Spice Money appoints partners at a micro-geography level and onboard entrepreneurs as Adhikari.
“Today if I look at the larger merchant ecosystem in rural India, there are a number of people who run small stores…nearly 20-30 Mn people running small stores. So, Adhikari as a merchant, and how they can use digital as a platform to add value, is significant. So, we call Adhikari a digital entrepreneur,” Modi said.
The cost of operations is a big deterrent for many to foray into the rural market. However, the expenses are not high in the Adhikari model, according to Modi. Most of it is linked to offering revenue share to partners who help acquire Adhikaris.

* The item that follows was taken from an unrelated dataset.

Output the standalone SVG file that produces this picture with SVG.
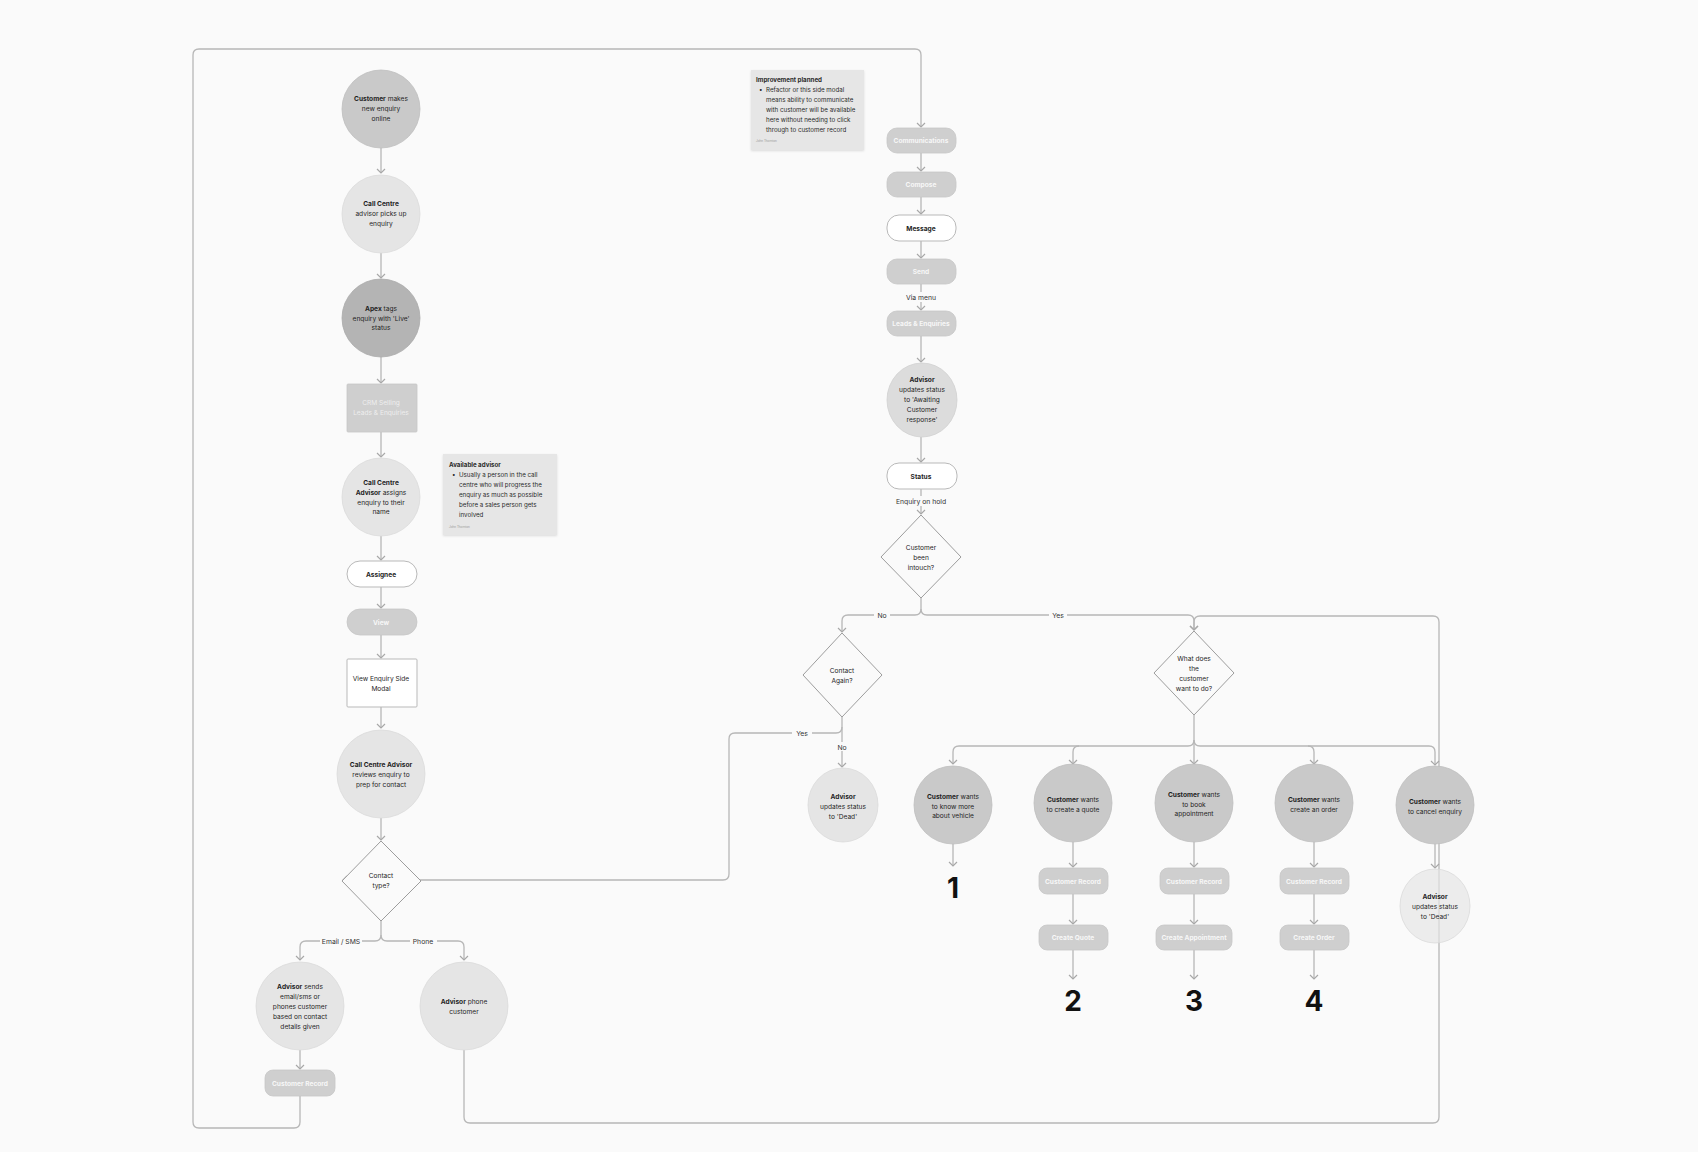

Besides, the cost does not rise as the number of Adhikaris grows.
“There is operating leverage in this business because the fixed cost doesn’t grow as proportional to the transactions and the revenue and the gross margin,” Modi said.
Insurtech players have been riding on the back of microfinance players to sell insurance products. This can be repeated successfully for digital lending and banking inclusion as well.
“Absolutely, the same experiment can and should work. But just like insurtech, it needs to be a symbiotic relation which ends up benefiting both players in addition to the customers,” said Kaushik of Avishkar.
Insurtech players have been largely focused on credit-linked insurance and hospi-cash products. They can do a lot more, like shop insurance, livestock insurance, cycle insurance, among others, according to Kaushik.